El tablero global

Guerra civil de ayatolás tras los muros de Qom

Sólo por un momento, imaginemos que el Consejo de Guardianes de la Revolución se hubiera tomado un par de días, tras las elecciones presidenciales iraníes del 12 de junio, para proclamar la reelección de Mahmud Ahmadineyad con el 51% de los votos. Entonces, el líder supremo, Alí Jamenei, habría podido certificar esa victoria casi sin oposición y, probablemente, Irán y el resto del mundo se habrían resignado al continuismo de un régimen aislado de la realidad internacional y de los cambios en su propia sociedad.
Pero tan inseguros se sentían los cortesanos de Jamenei, tan asustados estaban los esbirros de Ahmadineyad, que anunciaron un imposible triunfo arrollador del impopular presidente populista y desencadenaron el movimiento opositor más peligroso que jamás hayan afrontado los herederos de Jomeini. Sin embargo, la gran amenaza para el poder absoluto del sistema velayat-e faqih (la tutela del máximo jurista) que estableció el fundador de la República Islámica no está en las calles donde jóvenes y mujeres siguen manifestándose, sino en los oscuros pasillos de los seminarios de la ciudad santa de Qom.
Allí, tras los muros donde se reúnen los ulemas, estudiosos y maestros del chiismo, se ha fraguado una insurrección de ayatolás que más parece venganza contra el clérigo mediocre al que se vieron obligados a aceptar como sucesor de Jomeini, hace 20 años, por las presiones del mismo maquiavelo que ahora pretende hundirlo. En 1989, tras la muerte del guía espiritual, ese vaticano chií debía haber elegido a un indiscutible líder islámico, un marya o fuente de emulación, como el gran ayatolá Husein Alí Montazeri, el único que estaba a la altura del propio Jomeini.
Empero, Montazeri había caído en desgracia desde que denunció la masacre de cientos (quizá miles) de presos políticos en la cárcel de Evin. Así que Alí Akbar Hashemi Rafsanyani (el mismo que hoy maniobra contra él), conspiró día y noche para que la Asamblea de Expertos aceptase a un segundón, alguien que ni siquiera era ayatolá, Jamenei, como líder supremo.

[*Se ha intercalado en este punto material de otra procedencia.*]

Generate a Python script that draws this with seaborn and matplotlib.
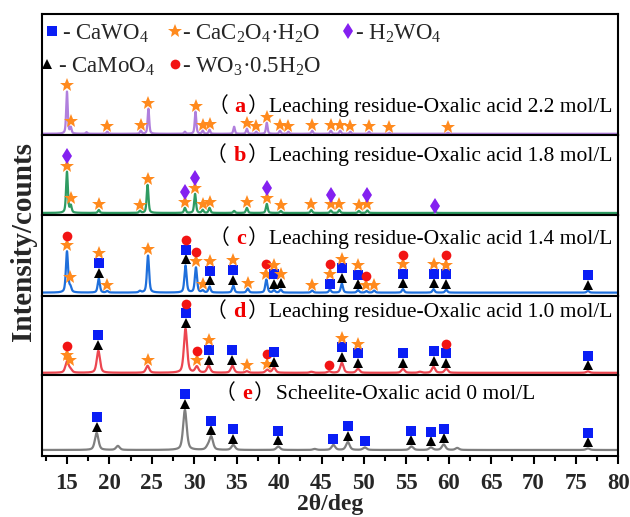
import numpy as np
import pandas as pd
import matplotlib
matplotlib.use("Agg")
import matplotlib.pyplot as plt
import seaborn as sns
from matplotlib.ticker import MultipleLocator
from matplotlib.offsetbox import TextArea, HPacker, AnchoredOffsetbox

sns.set_theme(style="white")
plt.rcParams["font.family"] = ["Liberation Serif", "Noto Sans CJK SC", "DejaVu Sans"]
plt.rcParams["mathtext.fontset"] = "custom"
plt.rcParams["mathtext.rm"] = "Liberation Serif"
plt.rcParams["mathtext.it"] = "Liberation Serif:italic"
plt.rcParams["mathtext.bf"] = "Liberation Serif:bold"

# ---------------------------------------------------------------- data
# peak tables: position (2theta, deg), height (counts), FWHM (deg)
a_pos = [15.0, 15.45, 17.3, 19.75, 23.7, 24.6, 28.9, 30.15, 31.0, 31.8, 34.7, 36.2, 37.3,
         38.55, 40.1, 41.1, 43.9, 46.1, 47.2, 48.4, 50.6, 53.0, 59.9]
a_int = [42, 6, 1.5, 2, 3, 25, 2, 22, 3, 4, 7, 5, 2, 11, 3, 2, 3, 3, 3, 2, 2, 1, 1]
a_fwhm = 0.22

b_pos = [15.0, 15.45, 18.75, 23.6, 24.5, 28.9, 30.1, 31.0, 31.8, 34.7, 36.2, 38.55, 40.2,
         43.8, 46.1, 47.1, 49.4, 50.4, 58.4]
b_int = [41, 7, 3, 2, 28, 5, 19, 3, 5, 2, 5, 9, 2, 3, 2.5, 3, 2, 2.5, 1]
b_fwhm = 0.25

c_pos = [15.0, 15.4, 18.75, 19.75, 23.6, 24.55, 28.97, 30.2, 31.0, 31.8, 34.6, 36.3, 38.5,
         39.4, 40.2, 43.9, 46.0, 47.4, 49.3, 50.3, 51.2, 54.6, 58.2, 59.7, 76.4]
c_int = [41, 5, 14, 1.5, 1.5, 37, 27, 25, 2, 6, 7, 4, 13, 2.5, 3, 2, 3, 9, 2.5, 1.5, 2,
         3.5, 3.5, 3, 2]
c_fwhm = 0.3

d_pos = [15.0, 15.4, 18.7, 24.5, 28.97, 30.3, 31.7, 34.5, 36.2, 38.6, 39.4, 43.8, 45.9,
         47.4, 49.3, 54.6, 56.6, 58.2, 59.7, 76.4]
d_int = [11, 3, 22, 7, 44, 6, 7, 7, 1.5, 3, 5, 1, 1.5, 10, 4, 4, 1, 6, 4, 1.5]
d_fwhm = 0.45

e_pos = [18.5, 21.0, 28.9, 31.6, 32.0, 34.6, 39.9, 44.2, 46.4, 48.1, 50.1, 55.6, 57.9,
         59.4, 61.0, 76.4]
e_int = [17, 4, 40, 3, 13, 5, 3.5, 1, 5, 8, 2.5, 3.5, 2.5, 5.5, 2, 1.5]
e_fwhm = 0.5

# phase markers above peaks, listed bottom -> top
#   s: CaWO4   *: CaC2O4.H2O   d: H2WO4   ^: CaMoO4   o: WO3.0.5H2O
a_mark_pos = [15.0, 15.45, 19.75, 23.7, 24.6, 30.15, 31.0, 31.8, 36.2, 37.3, 38.55, 40.1,
              41.1, 43.9, 46.1, 47.2, 48.4, 50.6, 53.0, 59.9]
a_mark_ids = ["*"] * 20

b_mark_pos = [15.0, 15.45, 18.75, 23.6, 24.5, 28.9, 30.1, 31.0, 31.8, 36.2, 38.55, 40.2,
              43.8, 46.1, 47.1, 49.4, 50.4, 58.4]
b_mark_ids = ["*d", "*", "*", "*", "*", "*d", "*d", "*", "*", "*", "*d", "*",
              "*", "*d", "*", "*", "*d", "d"]

c_mark_pos = [15.0, 15.4, 18.75, 19.75, 24.55, 28.97, 30.2, 31.0, 31.8, 34.6, 36.3, 38.5,
              39.4, 40.2, 43.9, 46.0, 47.4, 49.3, 50.3, 51.2, 54.6, 58.2, 59.7, 76.4]
c_mark_ids = ["*o", "*", "^s*", "*", "*", "^so", "*o", "*", "^s*", "^s*", "*", "*o",
              "^s*", "^*", "*", "s*o", "^s*", "^s*", "*o", "*", "^s*o", "^s*", "^s*o", "^s"]

d_mark_pos = [15.0, 15.4, 18.7, 24.5, 28.97, 30.3, 31.7, 34.5, 36.2, 38.6, 39.4, 45.9,
              47.4, 49.3, 54.6, 58.2, 59.7, 76.4]
d_mark_ids = ["*o", "*", "^s", "*", "^so", "*o", "^s*", "^s", "*", "*o", "^s", "o",
              "^s*", "^s*", "^s", "^s", "^so", "^s"]

e_mark_pos = [18.5, 28.9, 32.0, 34.6, 39.9, 46.4, 48.1, 50.1, 55.6, 57.9, 59.4, 76.4]
e_mark_ids = ["^s", "^s", "^s", "^s", "^s", "s", "^s", "s", "^s", "^s", "^s", "^s"]

panel_letters = ["a", "b", "c", "d", "e"]
panel_titles = ["Leaching residue-Oxalic acid 2.2 mol/L",
                "Leaching residue-Oxalic acid 1.8 mol/L",
                "Leaching residue-Oxalic acid 1.4 mol/L",
                "Leaching residue-Oxalic acid 1.0 mol/L",
                "Scheelite-Oxalic acid 0 mol/L"]

phase_codes = ["s", "*", "d", "^", "o"]
phase_labels = ["- CaWO$_4$", "- CaC$_2$O$_4$·H$_2$O", "- H$_2$WO$_4$",
                "- CaMoO$_4$", "- WO$_3$·0.5H$_2$O"]

x_ticks = [15, 20, 25, 30, 35, 40, 45, 50, 55, 60, 65, 70, 75, 80]

# ---------------------------------------------------------------- styles
W, H = 630, 517
line_colors = ["#B07FDD", "#2E9B62", "#1F6FDB", "#EC4650", "#7F7F7F"]
mark_style = {
    "s": dict(marker="s", color="#0A1EF5", ms=6.5),
    "*": dict(marker="*", color="#FF8A1E", ms=10),
    "d": dict(marker="d", color="#8420F0", ms=8),
    "^": dict(marker="^", color="black", ms=7),
    "o": dict(marker="o", color="#F21414", ms=7),
}
# key layout (pixels): marker centre x, text start x, row centre y
key_layout = {"s": (52, 62, 31), "*": (175, 182, 31), "d": (348, 355, 31),
              "^": (47, 58, 64), "o": (175, 182, 64)}
ylims = [(-1.5, 119.5), (-2.5, 77.5), (-3, 77), (-2, 77), (-6, 75)]
label_y = [0.245, 0.76, 0.72, 0.80, 0.77]
label_x = [0.99, 0.99, 0.99, 0.99, 0.855]

two_theta = np.linspace(12, 80, 6801)


def pattern(pos, inten, fwhm):
    """Pseudo-Voigt sum of the tabulated reflections."""
    y = np.zeros_like(two_theta)
    hw = fwhm / 2.0
    for p, h in zip(pos, inten):
        d = (two_theta - p) / hw
        y += h * (0.5 / (1 + d ** 2) + 0.5 * np.exp(-np.log(2) * d ** 2))
    return y


panels = [
    (a_pos, a_int, a_fwhm, a_mark_pos, a_mark_ids),
    (b_pos, b_int, b_fwhm, b_mark_pos, b_mark_ids),
    (c_pos, c_int, c_fwhm, c_mark_pos, c_mark_ids),
    (d_pos, d_int, d_fwhm, d_mark_pos, d_mark_ids),
    (e_pos, e_int, e_fwhm, e_mark_pos, e_mark_ids),
]

fig, axes = plt.subplots(5, 1, sharex=True, figsize=(6.3, 5.17), dpi=100,
                         gridspec_kw=dict(height_ratios=[121, 80, 80, 79, 81]))
fig.subplots_adjust(left=0.0659, right=0.9817, top=0.9729, bottom=0.118, hspace=0)

first_gap, step = 6.0, 9.5

for i, (ax, (pos, inten, fwhm, mpos, mids)) in enumerate(zip(axes, panels)):
    counts = pattern(pos, inten, fwhm)
    df = pd.DataFrame({"two_theta": two_theta, "counts": counts})
    sns.lineplot(data=df, x="two_theta", y="counts", ax=ax, color=line_colors[i],
                 lw=1.6, estimator=None, errorbar=None, sort=False)
    for mp, ids in zip(mpos, mids):
        near = (two_theta >= mp - 0.12) & (two_theta <= mp + 0.12)
        top = counts[near].max()
        for k, code in enumerate(ids):
            st = mark_style[code]
            ax.plot([mp], [top + first_gap + k * step], linestyle="none",
                    marker=st["marker"], color=st["color"], ms=st["ms"],
                    markeredgewidth=0, zorder=5)
    ax.set_ylim(*ylims[i])
    ax.set_xlim(12, 80)
    ax.set_yticks([])
    ax.set_ylabel("")
    ax.set_xlabel("")
    for sp in ax.spines.values():
        sp.set_color("black")
        sp.set_linewidth(1.5)

    parts = [
        TextArea("（ ", textprops=dict(family="Noto Sans CJK SC", size=15, color="black")),
        TextArea(panel_letters[i], textprops=dict(family="Liberation Serif", size=16,
                                                   weight="bold", color="#F00000")),
        TextArea("）", textprops=dict(family="Noto Sans CJK SC", size=15, color="black")),
        TextArea(panel_titles[i], textprops=dict(family="Liberation Serif", size=15.5,
                                                  color="black")),
    ]
    box = HPacker(children=parts, align="baseline", pad=0, sep=1)
    anch = AnchoredOffsetbox(loc="center right", child=box, pad=0, borderpad=0,
                             frameon=False, bbox_to_anchor=(label_x[i], label_y[i]),
                             bbox_transform=ax.transAxes)
    ax.add_artist(anch)

    if i < 4:
        ax.tick_params(axis="x", which="both", bottom=False, labelbottom=False)

# phase key in the top panel
for code, lab in zip(phase_codes, phase_labels):
    mx, tx, ry = key_layout[code]
    st = mark_style[code]
    fig.add_artist(plt.Line2D([mx / W], [1 - ry / H], transform=fig.transFigure,
                              linestyle="none", marker=st["marker"], color=st["color"],
                              ms=st["ms"], markeredgewidth=0))
    fig.text(tx / W, 1 - ry / H, lab, ha="left", va="center_baseline",
             family="Liberation Serif", size=16.5)

bottom = axes[-1]
bottom.set_xticks(x_ticks)
bottom.xaxis.set_minor_locator(MultipleLocator(2.5))
bottom.tick_params(axis="x", which="major", direction="out", length=6, width=1.5,
                   bottom=True, labelbottom=True, pad=6, color="black")
bottom.tick_params(axis="x", which="minor", direction="out", length=3.5, width=1.5,
                   bottom=True, color="black")
for lab in bottom.get_xticklabels():
    lab.set_fontfamily("Liberation Serif")
    lab.set_fontweight("bold")
    lab.set_fontsize(16.5)
bottom.set_xlabel("2θ/deg", family="Liberation Serif", weight="bold", size=17,
                  labelpad=0.5)

fig.text(0.038, 0.532, "Intensity/counts", rotation=90, ha="center", va="center",
         family="Liberation Serif", weight="bold", size=21)

fig.savefig("out.png", dpi=100)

Rafsanyani encumbró así a su antiguo compañero de seminario, al que hasta entonces había dominado por carácter e inteligencia, porque estaba convencido de que seguiría controlándole. Y así fue durante largos años, en los que Rafsanyani fue presidente, beneficiando a los bazaarís (la clase empresarial) y enriqueciéndose él y sus familiares.
La explicación de que ahora se haya vuelto contra el mismo que entronizó, apoyando al candidato opositor Mir Hossein Musaví, radica en la desastrosa política económica de Ahmadineyad, que está llevando al país a la ruina pero que el líder supremo apoya porque cree que esa gestión populista le granjeará la adoración de las masas. Contra los despropósitos (tanto internos como externos) del presidente, y en abierto desafío al que debería tener la última e indiscutible palabra ejecutiva y religiosa, se está aliando una poderosa facción de dirigentes mal llamados "reformistas" en Occidente.
El supuesto progresista Musaví fue incluso más ultraconservador, como primer ministro durante la guerra con Irak, que el propio Jamenei. Y su ahora padrino, Rafsanjani, fue el arquitecto del andamiaje institucional que puso todo el poder ejecutivo al servicio del fundamentalismo religioso. Sólo podríamos calificar de reformista, en el actual campo opositor, al ex presidente Mohamed Jatamí, quien no recibió gran apoyo durante su mandato de los que ahora maquinan para derribar al líder supremo.
Todos estos confabulados desde el interior del hermético sistema político-religioso iraní pretenden aprovecharse de las tensiones sociales que sacuden el país para recuperar el poder que les arrebataron dos toscos integristas. Y lo más curioso es que fueron estos últimos los que provocaron el seísmo que les puede arrastrar al abismo, por empeñarse en amañar unas elecciones que seguramente habían ganado igualmente por la mínima.